On the surface, Unicode appears to be a just large collection of characters. But before Unicode text is displayed, substantial “shaping” can occur. This shaping is the process of mapping the Unicode characters to glyphs and placing them correctly on the display. The mapping is, in general, n characters to m glyphs. For most characters n = m = 1, but there are many exceptions. For example in Arabic, a lam ل (U+0644) followed by an alef ا (U+627) maps to a lam-alef ligature لا. In English print, you often see the character sequences fi, ff, ffi, and fl displayed as single-character ligatures. Sometimes the distinction isn’t obvious unless you look carefully, but it may well be there. This post discusses the user interfaces involved in editing text with ligatures and other nm mappings.

[La]TeX uses the standard English ligatures, so my interest was piqued in them a long time ago. Later on (2006), I decided to implement a feature in RichEdit called default Latin ligatures, which is enabled by sending an EM_SETEDITSTYLE message with wparam = lparam = SES_DEFAULTLATINLIGA. When a font contains the fi ligature, the feature glyphs all text runs with that font. Glyphing a text run automatically uses the default ligatures, kerning, and some kinds of contextual shaping. The feature was active for roughly two years during the development of Office 2007 when a tester discovered that the f and i were somehow connected! Big bug! So reluctantly we disabled the feature unless the message above is received.

Living with the feature enabled in my stand-alone builds, I realized that when you have active default ligatures, the arrow keys and the selection need to be handled carefully to avoid user confusion and ire. If you do nothing, typing the → key appears to bypass an fi ligature, but the program thinks the insertion point is between the f and the i. So if you type the delete key, the i is deleted instead of the character that follows the i. This can be disconcerting and the editor appears to be buggy.

The solution is to move the caret 1/m way through the fi ligature. In this case, that means half way through the ligature. In fact, if you don’t look carefully it seems to be exactly what you’d have if the two characters were displayed instead of the ligature.

Typing shift+→ selects a character. If the editing program does nothing special with ligatures, selecting the first character of a ligature will probably appear to select the whole ligature. But hitting the Delete key only deletes the first character of the ligature, once again confusing the user. The solution is similar to partial caret motion. Specifically the selection highlighting goes 1/m of the way through the ligature. For the fi ligature, this is half way. It looks as if the f is selected and this is, in fact, what is actually selected. Most users won’t even realize that a single glyph is used. The user is happy and no confusion arises. This technique is called partial ligature selection.
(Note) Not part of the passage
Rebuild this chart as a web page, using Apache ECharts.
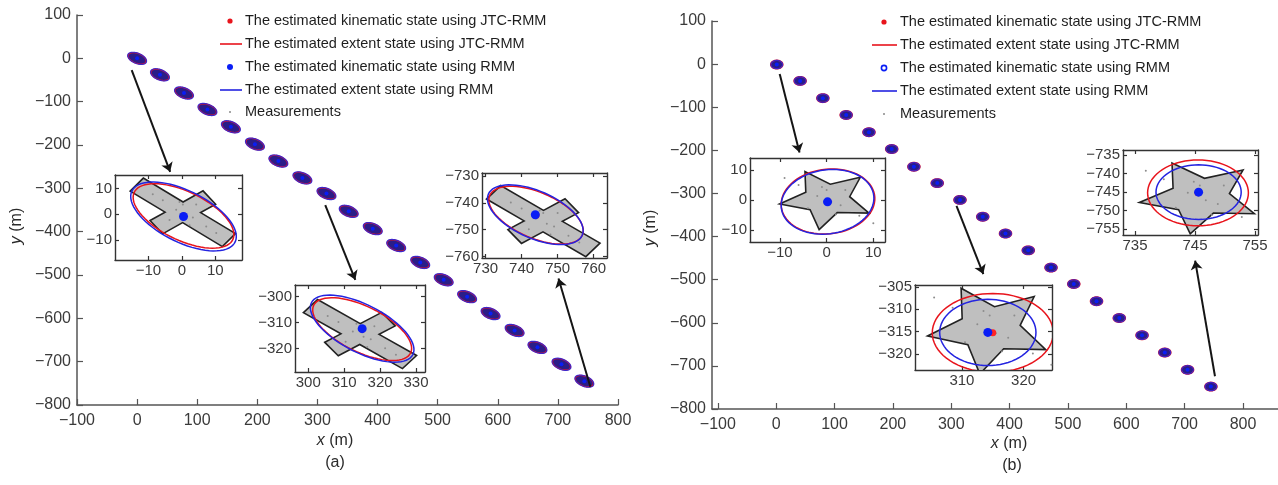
<!DOCTYPE html>
<html>
<head>
<meta charset="utf-8">
<title>JTC-RMM vs RMM tracking</title>
<script src="https://cdn.jsdelivr.net/npm/echarts@6/dist/echarts.min.js"></script>
<style>
html, body { margin: 0; padding: 0; background: #fff; }
#chart { width: 1278px; height: 485px; }
</style>
</head>
<body>
<div id="chart"></div>
<script>
// ---------- values ----------
// (a) cross target: estimated centre at each scan
const aCenterX = [0, 38, 78, 117, 156, 196, 235, 275, 315, 352, 392, 431, 471, 510, 549, 588, 628, 666, 706, 744];
const aCenterY = [0, -38, -80, -118, -158, -198, -237, -276, -312, -353, -393, -432, -471, -511, -550, -589, -628, -667, -706, -745];
// (b) star target
const bCenterX = [1, 41, 80, 120, 159, 198, 236, 276, 315, 354, 393, 432, 471, 510, 549, 588, 627, 666, 705, 745];
const bCenterY = [-1, -39, -79, -118, -158, -197, -238, -276, -315, -354, -393, -432, -472, -510, -550, -589, -629, -669, -709, -748];

// extent ellipses on the track: [semi axis 1, semi axis 2, orientation deg]
const aTrackJtcExt = [17, 10.5, -37];
const aTrackRmmExt = [18, 11, -38];
const bTrackJtcExt = [10.5, 10, 0];
const bTrackRmmExt = [10, 9.6, 0];

// zoomed scans (insets 1..3), scans 0, 8, 19
const aZoomJtc = [[0.5, -0.7], [315, -312.5], [744, -744.6]];
const aZoomRmm = [[0.5, -0.9], [315, -312.3], [743.8, -744.4]];
const aZoomTruth = [[0.3, 0.7], [314.4, -314.4], [746, -746.8]];
const aZoomJtcExt = [[17.5, 8.8, -36], [16.5, 8, -39], [15, 8, -35]];
const aZoomRmmExt = [[18.5, 9.3, -37], [17.5, 8.3, -40], [15.3, 8.2, -36]];

const bZoomJtc = [[0.3, -0.5], [315, -315.3], [745.5, -745.2]];
const bZoomRmm = [[0.2, -0.6], [314.2, -315.2], [745.6, -745]];
const bZoomTruth = [[0, 0.3], [314.5, -314.4], [745.8, -746.2]];
const bZoomJtcExt = [[11, 9.8, 65], [9.8, 8.8, 0], [8.4, 8.9, 0]];
const bZoomRmmExt = [[11, 9.6, 62], [7.8, 7.4, 0], [7.1, 7.4, 0]];

// true shapes: cross = two bars [half length, half width, angle deg]; star = [outer r, inner r, first tip deg]
const crossBars = [[17.5, 3.2, -38], [9.8, 3.2, 36]];
const starShape = [10.2, 5, 45];
// a few measurement points, relative to the true centre
const measOffsets = [[-6, 4.7], [-2, 1], [3, -2], [7, -5.5], [1, -1], [4, 3], [-4, -3], [10, -8], [-9, 7], [0, 3], [2, -5], [-1, 4]];

// arrows in main-axis coordinates: [tail, head]
const aArrows = [[[-9, -27], [55, -262]], [[313, -339], [363, -511]], [[754, -758], [701, -508]]];
const bArrows = [[[6, -23], [40, -205]], [[309, -329], [355, -487]], [[752, -724], [718, -456]]];

// tick values
const mainXTicks = [-100, 0, 100, 200, 300, 400, 500, 600, 700, 800];
const mainYTicks = [-800, -700, -600, -500, -400, -300, -200, -100, 0, 100];
const zoomTicks = [
  [[-10, 0, 10], [-10, 0, 10]],
  [[300, 310, 320, 330], [-320, -310, -300]],
  [[730, 740, 750, 760], [-760, -750, -740, -730]],
  [[-10, 0, 10], [-10, 0, 10]],
  [[310, 320], [-320, -315, -310, -305]],
  [[735, 745, 755], [-755, -750, -745, -740, -735]]
];

// ---------- layout ----------
const FONT = '"Liberation Sans", Arial, Helvetica, sans-serif';
// [left, top, width, height] of each axes box, and its [x range, y range]
const boxes = [
  [77, 15, 541, 390], [115, 175, 127, 85], [295, 285, 130, 87], [482, 173, 125, 85],
  [712, 21, 566, 388], [750, 158, 135, 84], [915, 285, 137, 85], [1123, 150, 135, 85]
];
const ranges = [
  [[-100, 800], [-800, 100]],
  [[-20, 18], [-17.8, 15.2]],
  [[296.3, 332.5], [-329, -295.5]],
  [[729, 763.7], [-760.6, -728.8]],
  [[-110, 860], [-800, 100]],
  [[-16.4, 12.5], [-13.9, 13.9]],
  [[302.4, 324.6], [-323.6, -304.6]],
  [[733, 755.5], [-756.6, -733.6]]
];

const minus = v => String(v).replace('-', '\u2212');

const grids = [], xAxes = [], yAxes = [], xIdx = [], yIdx = [];
function axis(g, pos, ticks, range, labels, main) {
  const col = main ? '#555' : '#333';
  return {
    type: 'value', gridIndex: g, position: pos, min: range[0], max: range[1],
    axisLine: { show: true, onZero: false, lineStyle: { color: col, width: main ? 1.5 : 1.4 } },
    axisTick: { show: true, inside: true, length: main ? 6 : 4, customValues: ticks, lineStyle: { color: col, width: 1.2 } },
    axisLabel: {
      show: labels, customValues: ticks, formatter: minus,
      margin: main ? (pos === 'left' ? 6 : 8) : 3,
      fontSize: main ? 16 : 15, color: '#3a3a3a', fontFamily: FONT
    },
    splitLine: { show: false }
  };
}
boxes.forEach((b, g) => {
  const main = g === 0 || g === 4;
  grids.push({
    left: b[0], top: b[1], width: b[2], height: b[3],
    show: !main, backgroundColor: '#fff', borderWidth: 0
  });
  const zt = main ? [mainXTicks, mainYTicks] : zoomTicks[g < 4 ? g - 1 : g - 2];
  xIdx[g] = xAxes.length;
  xAxes.push(axis(g, 'bottom', zt[0], ranges[g][0], true, main));
  if (!main) xAxes.push(axis(g, 'top', zt[0], ranges[g][0], false, false));
  yIdx[g] = yAxes.length;
  yAxes.push(axis(g, 'left', zt[1], ranges[g][1], true, main));
  if (!main) yAxes.push(axis(g, 'right', zt[1], ranges[g][1], false, false));
});

// ---------- shape geometry ----------
function ellipsePts(c, e) {
  const r = e[2] * Math.PI / 180, pts = [];
  for (let i = 0; i < 72; i++) {
    const t = 2 * Math.PI * i / 72;
    const u = e[0] * Math.cos(t), v = e[1] * Math.sin(t);
    pts.push([c[0] + u * Math.cos(r) - v * Math.sin(r), c[1] + u * Math.sin(r) + v * Math.cos(r)]);
  }
  return pts;
}
function starPts(c, s) {
  const pts = [];
  for (let i = 0; i < 10; i++) {
    const r = i % 2 ? s[1] : s[0];
    const a = (s[2] + i * 36) * Math.PI / 180;
    pts.push([c[0] + r * Math.cos(a), c[1] + r * Math.sin(a)]);
  }
  return pts;
}
function crossPts(c, bars) {
  const dir = b => { const t = b[2] * Math.PI / 180; return [Math.cos(t), Math.sin(t)]; };
  const pts = [];
  bars.forEach(b => {
    const d = dir(b), n = [-d[1], d[0]];
    [1, -1].forEach(s1 => [1, -1].forEach(s2 =>
      pts.push([s1 * b[0] * d[0] + s2 * b[1] * n[0], s1 * b[0] * d[1] + s2 * b[1] * n[1]])));
  });
  // inner corners where the bar edges meet
  const dA = dir(bars[0]), nA = [-dA[1], dA[0]], dB = dir(bars[1]), nB = [-dB[1], dB[0]];
  const det = nA[0] * nB[1] - nA[1] * nB[0];
  [1, -1].forEach(sa => [1, -1].forEach(sb => {
    const ha = sa * bars[0][1], hb = sb * bars[1][1];
    pts.push([(ha * nB[1] - hb * nA[1]) / det, (nA[0] * hb - nB[0] * ha) / det]);
  }));
  pts.sort((p, q) => Math.atan2(p[1], p[0]) - Math.atan2(q[1], q[0]));
  return pts.map(p => [c[0] + p[0], c[1] + p[1]]);
}

// ---------- series helpers ----------
function polySeries(g, shapes, centres, style, z) {
  return {
    type: 'custom', coordinateSystem: 'cartesian2d', xAxisIndex: xIdx[g], yAxisIndex: yIdx[g],
    clip: true, silent: true, z: z,
    data: centres,
    renderItem: (params, api) => ({
      type: 'polygon',
      shape: { points: shapes[params.dataIndex].map(p => api.coord(p)) },
      style: Object.assign({}, style)
    })
  };
}
function dotSeries(g, pts, size, style, z) {
  return {
    type: 'scatter', xAxisIndex: xIdx[g], yAxisIndex: yIdx[g], data: pts,
    symbol: 'circle', symbolSize: size, itemStyle: Object.assign({ opacity: 1 }, style),
    silent: true, z: z, animation: false
  };
}
function arrowSeries(g, arrows) {
  return {
    type: 'lines', coordinateSystem: 'cartesian2d', xAxisIndex: xIdx[g], yAxisIndex: yIdx[g],
    symbol: ['none', 'arrow'], symbolSize: 9, silent: true, z: 10,
    lineStyle: { color: '#151515', width: 2, opacity: 1, curveness: 0 },
    data: arrows.map(a => ({ coords: a }))
  };
}

const RED = '#e8141c', BLUE = '#2424e0', DOT = '#0a1ef5', NAVY = '#2a1d88';
const series = [];

function trackSeries(g, xs, ys, jtcExt, rmmExt) {
  const c = xs.map((x, i) => [x, ys[i]]);
  series.push(polySeries(g, c.map(p => ellipsePts(p, rmmExt)), c, { fill: NAVY, stroke: 'none' }, 2));
  series.push(polySeries(g, c.map(p => ellipsePts(p, jtcExt)), c, { fill: 'none', stroke: RED, lineWidth: 1.3 }, 3));
  series.push(polySeries(g, c.map(p => ellipsePts(p, rmmExt)), c, { fill: 'none', stroke: BLUE, lineWidth: 1.2, opacity: 0.85 }, 4));
  series.push(dotSeries(g, c, 4, { color: DOT }, 5));
}
trackSeries(0, aCenterX, aCenterY, aTrackJtcExt, aTrackRmmExt);
trackSeries(4, bCenterX, bCenterY, bTrackJtcExt, bTrackRmmExt);

function zoomSeries(g, truth, shapeFn, jtc, rmm, jtcExt, rmmExt) {
  series.push(polySeries(g, [shapeFn(truth)], [truth], { fill: '#bfbfbf', stroke: '#222', lineWidth: 1.6 }, 3));
  series.push(dotSeries(g, measOffsets.map(o => [truth[0] + o[0], truth[1] + o[1]]), 2, { color: '#8c8c8c' }, 4));
  series.push(polySeries(g, [ellipsePts(jtc, jtcExt)], [jtc], { fill: 'none', stroke: RED, lineWidth: 1.5 }, 5));
  series.push(polySeries(g, [ellipsePts(rmm, rmmExt)], [rmm], { fill: 'none', stroke: BLUE, lineWidth: 1.5 }, 6));
  series.push(dotSeries(g, [jtc], 7, { color: '#ff2424' }, 7));
  series.push(dotSeries(g, [rmm], 9, { color: DOT }, 8));
}
for (let k = 0; k < 3; k++) {
  zoomSeries(k + 1, aZoomTruth[k], c => crossPts(c, crossBars), aZoomJtc[k], aZoomRmm[k], aZoomJtcExt[k], aZoomRmmExt[k]);
  zoomSeries(k + 5, bZoomTruth[k], c => starPts(c, starShape), bZoomJtc[k], bZoomRmm[k], bZoomJtcExt[k], bZoomRmmExt[k]);
}
series.push(arrowSeries(0, aArrows));
series.push(arrowSeries(4, bArrows));

// ---------- legends, axis names, captions ----------
const legendTexts = [
  'The estimated kinematic state using JTC-RMM',
  'The estimated extent state using JTC-RMM',
  'The estimated kinematic state using RMM',
  'The estimated extent state using RMM',
  'Measurements'
];
const graphics = [];
function legend(textX, lineX0, lineX1, dotX, rows, hollow) {
  graphics.push({ type: 'circle', shape: { cx: dotX, cy: rows[0], r: 2.6 }, style: { fill: RED } });
  graphics.push({ type: 'line', shape: { x1: lineX0, y1: rows[1], x2: lineX1, y2: rows[1] }, style: { stroke: RED, lineWidth: 1.6 } });
  graphics.push(hollow
    ? { type: 'circle', shape: { cx: dotX, cy: rows[2], r: 2.6 }, style: { fill: '#fff', stroke: DOT, lineWidth: 1.6 } }
    : { type: 'circle', shape: { cx: dotX, cy: rows[2], r: 3 }, style: { fill: DOT } });
  graphics.push({ type: 'line', shape: { x1: lineX0, y1: rows[3], x2: lineX1, y2: rows[3] }, style: { stroke: BLUE, lineWidth: 1.6 } });
  graphics.push({ type: 'circle', shape: { cx: dotX, cy: rows[4], r: 1 }, style: { fill: '#888' } });
  legendTexts.forEach((t, i) => graphics.push({
    type: 'text', x: textX, y: rows[i],
    style: { text: t, font: '14.5px ' + FONT, fill: '#1e1e1e', textAlign: 'left', textVerticalAlign: 'middle' }
  }));
}
legend(245, 220, 242, 230, [21, 44, 67, 90, 112], false);
legend(900, 872, 897, 884, [22, 45, 68, 91, 114], true);

const nameRich = { i: { fontStyle: 'italic', fontSize: 16, fontFamily: FONT, fill: '#2a2a2a' } };
function label(x, y, text, rot, size) {
  graphics.push({
    type: 'text', x: x, y: y, rotation: rot,
    style: { text: text, rich: nameRich, font: size + 'px ' + FONT, fill: '#2a2a2a', textAlign: 'center', textVerticalAlign: 'middle' }
  });
}
label(17, 226, '{i|y} (m)', Math.PI / 2, 16);
label(651, 228, '{i|y} (m)', Math.PI / 2, 16);
label(335, 441, '{i|x} (m)', 0, 16);
label(1009, 444, '{i|x} (m)', 0, 16);
label(335, 463, '(a)', 0, 16);
label(1012, 466, '(b)', 0, 16);

const chart = echarts.init(document.getElementById('chart'));
chart.setOption({
  animation: false,
  backgroundColor: '#fff',
  grid: grids,
  xAxis: xAxes,
  yAxis: yAxes,
  series: series,
  graphic: { elements: graphics }
});
</script>
</body>
</html>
Generally English ligatures resemble the layout of the individual characters, so partial ligature selection is unambiguous. But occasionally there are English ligatures that display the component characters more over one another than side by side. For example, note the oo ligature in the logo for a nifty Australian Shiraz

Partial ligature selection of the first o would go half way through the oo ligature and is no longer unambiguous as it is for an fi ligature. The technique may nevertheless be good enough or conceivably it would be better to treat the ligature as a cluster, that is, as a single unit for selection purposes. If so, trying to select the first o would select both.
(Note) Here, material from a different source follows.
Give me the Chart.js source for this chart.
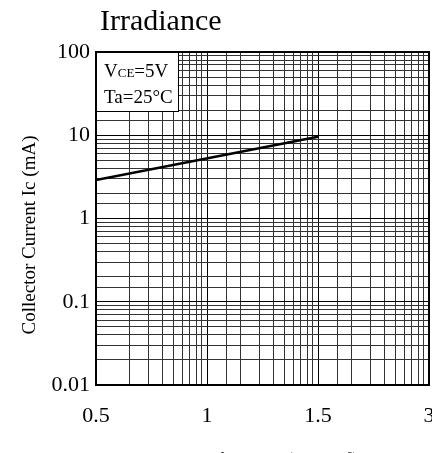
<!DOCTYPE html>
<html lang="en">
<head>
  <meta charset="UTF-8">
  <script src="https://cdn.jsdelivr.net/npm/chart.js"></script>
  <title>Irradiance</title>
  <style>
    html,body{margin:0; padding:0; background:#fff; overflow:hidden;}
    #wrap{width:432px; height:470px;}
  </style>
</head>
<body>
  <div id="wrap">
    <canvas id="myChart" width="432" height="470"></canvas>
  </div>
  <script>
    // tick labels (the x axis is spaced one log decade per label)
    const xTickLabels = ['0.5', '1', '1.5', '3'];
    const yTickLabels = ['0.01', '0.1', '1', '10', '100'];

    // curve: irradiance vs collector current
    const irradiance = ['0.5', '1.5'];
    const collectorCurrent = [2.9, 9.6];

    const serif = "'Liberation Serif', 'DejaVu Serif', serif";

    // x position on the decade-spaced axis
    const xPos = v => Math.pow(10, xTickLabels.indexOf(v));
    const points = irradiance.map((v, i) => ({ x: xPos(v), y: collectorCurrent[i] }));

    const isDecade = v => Math.abs(Math.log10(v) - Math.round(Math.log10(v))) < 1e-9;

    // titles, inset box and frame
    const decor = {
      id: 'decor',
      afterDraw(chart) {
        const c = chart.ctx;
        const a = chart.chartArea;
        c.save();
        // inset box
        c.fillStyle = '#fff';
        c.fillRect(a.left, a.top, 82, 59);
        c.strokeStyle = '#000';
        c.lineWidth = 1;
        c.strokeRect(a.left + 0.5, a.top + 0.5, 82, 59);
        c.fillStyle = '#000';
        c.textBaseline = 'alphabetic';
        c.textAlign = 'left';
        c.font = '19px ' + serif;
        let x = a.left + 8;
        c.fillText('V', x, 77);
        x += c.measureText('V').width;
        c.font = '13px ' + serif;
        c.fillText('CE', x, 77);
        x += c.measureText('CE').width;
        c.font = '19px ' + serif;
        c.fillText('=5V', x, 77);
        c.fillText('Ta=25\u00B0C', a.left + 8, 103);
        // frame
        c.lineWidth = 2;
        c.strokeRect(a.left, a.top, a.right - a.left, a.bottom - a.top);
        // chart title
        c.font = '30px ' + serif;
        c.fillText('Irradiance', 100, 30);
        // y title
        c.font = '19px ' + serif;
        c.save();
        c.translate(35, 235);
        c.rotate(-Math.PI / 2);
        c.textAlign = 'center';
        c.fillText('Collector Current Ic (mA)', 0, 0);
        c.restore();
        // x title (mostly below the window)
        c.font = '17px ' + serif;
        c.textAlign = 'center';
        c.fillText('Irradiance Ee (mW/cm\u00B2)', 275, 464);
        c.restore();
      }
    };

    const gridColor = ctx => (ctx.tick && isDecade(ctx.tick.value)) ? '#000' : '#333';

    new Chart(document.getElementById('myChart'), {
      type: 'line',
      data: {
        datasets: [{
          data: points,
          borderColor: '#000',
          borderWidth: 2.5,
          pointRadius: 0,
          tension: 0
        }]
      },
      options: {
        responsive: false,
        animation: false,
        layout: { padding: { left: 10, right: 3, top: 52, bottom: 40 } },
        plugins: { legend: { display: false }, tooltip: { enabled: false } },
        scales: {
          x: {
            type: 'logarithmic',
            min: 1,
            max: 1000,
            afterFit: s => { s.height = 45; s.paddingLeft = 0; s.paddingRight = 0; },
            border: { display: false },
            grid: { color: gridColor, lineWidth: 1, drawTicks: false },
            ticks: {
              autoSkip: false,
              maxRotation: 0,
              padding: 18,
              color: '#000',
              font: { family: serif, size: 22 },
              callback: v => isDecade(v) ? xTickLabels[Math.round(Math.log10(v))] : ''
            }
          },
          y: {
            type: 'logarithmic',
            min: 0.01,
            max: 100,
            afterFit: s => { s.width = 86; s.paddingTop = 0; s.paddingBottom = 0; },
            border: { display: false },
            grid: { color: gridColor, lineWidth: 1, drawTicks: false },
            ticks: {
              autoSkip: false,
              padding: 6,
              color: '#000',
              font: { family: serif, size: 22 },
              callback: v => isDecade(v) ? yTickLabels[Math.round(Math.log10(v)) + 2] : ''
            }
          }
        }
      },
      plugins: [decor]
    });
  </script>
</body>
</html>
This leads one to scripts for which clusters are the norm, such as Thai and Indic scripts like Devanagari. Clusters are combinations of characters that are not displayed side by side. Typically they are displayed above one another or with completely different glyphs. Accordingly, they are treated as multicharacter units by the arrow keys. If the insertion point is at the start of a cluster, the Delete key deletes the whole cluster and shift+→ selects the whole cluster. For both ligatures and clusters (as well as combining-mark sequences), the Backspace key removes one character at a time.

Multiple character codes are also used in a common Unicode encoding called UTF-16. Many characters are represented by 16-bits. Many more are represented by two 16-bit codes, the first in the range U+D800..U+DBFF and the second in the range U+DC00..U+DFFF. Such a combination is called a surrogate pair. It must be treated as a single unit by the arrow, delete, and backspace keys. The same is true for variation sequences, which consist of a base character followed by a variation selector character. The base character may be represented by a surrogate pair and so may the variation selector. These sequences must be treated as single units by the arrow, delete, and backspace keys.

Back in the late 1980’s, people dreamed that Unicode would be able to represent all text characters by simple 16-bit units. Well it turned out to be a lot more complicated than that. Some folks say one should use UTF-32 (32-bit character codes), which at least gets rid of surrogate pairs. But the underlying characters of complex scripts can still consist of multiple codes or can be transformed into glyphs of various shapes. And that’s where much of the real complexity in editing and displaying Unicode occurs.